Love is in the air Friday, May 19 2017 with director Stella Meghie’s Everything, Everything, based on Nicola Yoon’s novel with the same title.
This teen romance takes the genre to a new level, with believable acting, that can attract and maintain a mature audience, while fresh enough to captivate young adults.
The movie follows the unlikely story of Maddy Whittier (Amandala Stenberg), an 18-year old who suffers from SCID (severe combined immunodeficiency disorder), which forces her to live in the protection of a hermetically sealed environment. She daydreams about the scent of fresh air, the sun kissing her face, and the waves lapping against her feet; all experiences she has never had.
Her life is routine: online classes, support group via Skype, books, and daily vitals checkup. One maybe reminded of Disney’s Rapunzel, “stuck in the same place I’ve always been.” The amount of people she engages in her real-world is limited to her mother, her nurse, and her nurse’s daughter.
Stenberg, whom some may recognize from The Hunger Games, as Rue, brings the same cleverness and silliness to this character. Although she adds a beautiful mixture of wisdom and naivety one would expect from a bubble girl. The gift audiences are given in watching Maddy live in a stifled environment is her alluring imagination.

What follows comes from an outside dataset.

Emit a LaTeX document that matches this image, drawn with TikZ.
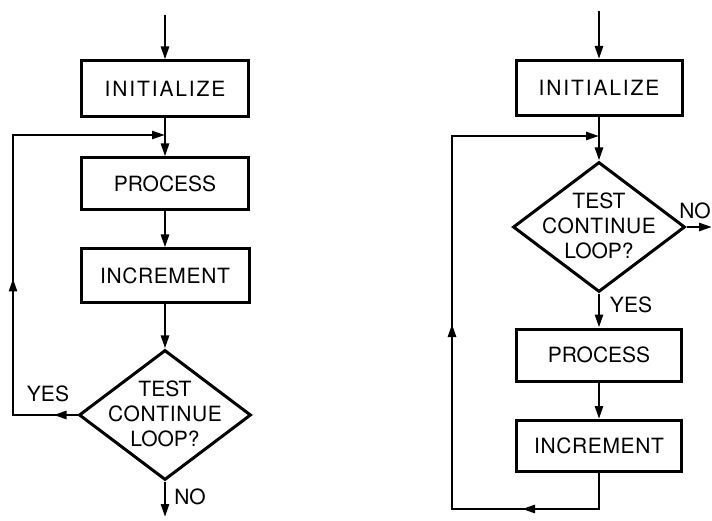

With daydreams of vast seas, she transforms every situation into a bright technicolor glow that can only come from someone who truly hungers to appreciate the world around them. Despite having such a vibrant internal life, at first glance, people would only see the sterile appearance of uniformed t-shirt and jeans accompanied with quiet eyes.
Just as Maddy’s yearning for stimulation from the outside world grows, she finds herself falling for the pivotal boy next door, Olly Bright (Nick Robinson). The instant connection between the two is enticing thanks to a hilarious scene involving a bundt cake. This film embraces Maddy’s imagination with her virtual conversations with Olly, giving viewers more hilariously sweet and endearing moments of connectivity.
Yes this movie is a romance based around young love, and yes it’s a rather unreal plot, but this picture has created the balance between ridiculous sloppy love story and heart wrenching tragic romance. This is possible because of the source material, a young adult novel, which utilizes vibrant language to describe longing and desire, as well as disappointment and frustration. All these emotions, and more, can be found in Everything, Everything.
Fans of the novel may enjoy tracing the metaphors and symbolism throughout the movie. From a sealed-off house representative of unspoken hopes, to the mod-style primary color-blocking of Maddy’s outfits as she learns to show her true self.
The realism found in this feature, which is often lacking in love stories, is the evolution of the relationship. Although the two lock eyes, it’s attraction and interest at first sight, not love. Instead their feelings for each other grow from their lack of ability to touch one another. They share thoughts, opinions, dreams, and wishes from each other’s windows.
The honest performance of Stenberg and Robinson provide young love that is present-tense without shoving it into the public’s faces. Whether a fan of the book or looking for a sweet romance coupled with silliness and dynamically vivid cinematographer, Everything, Everything maybe the perfect choice.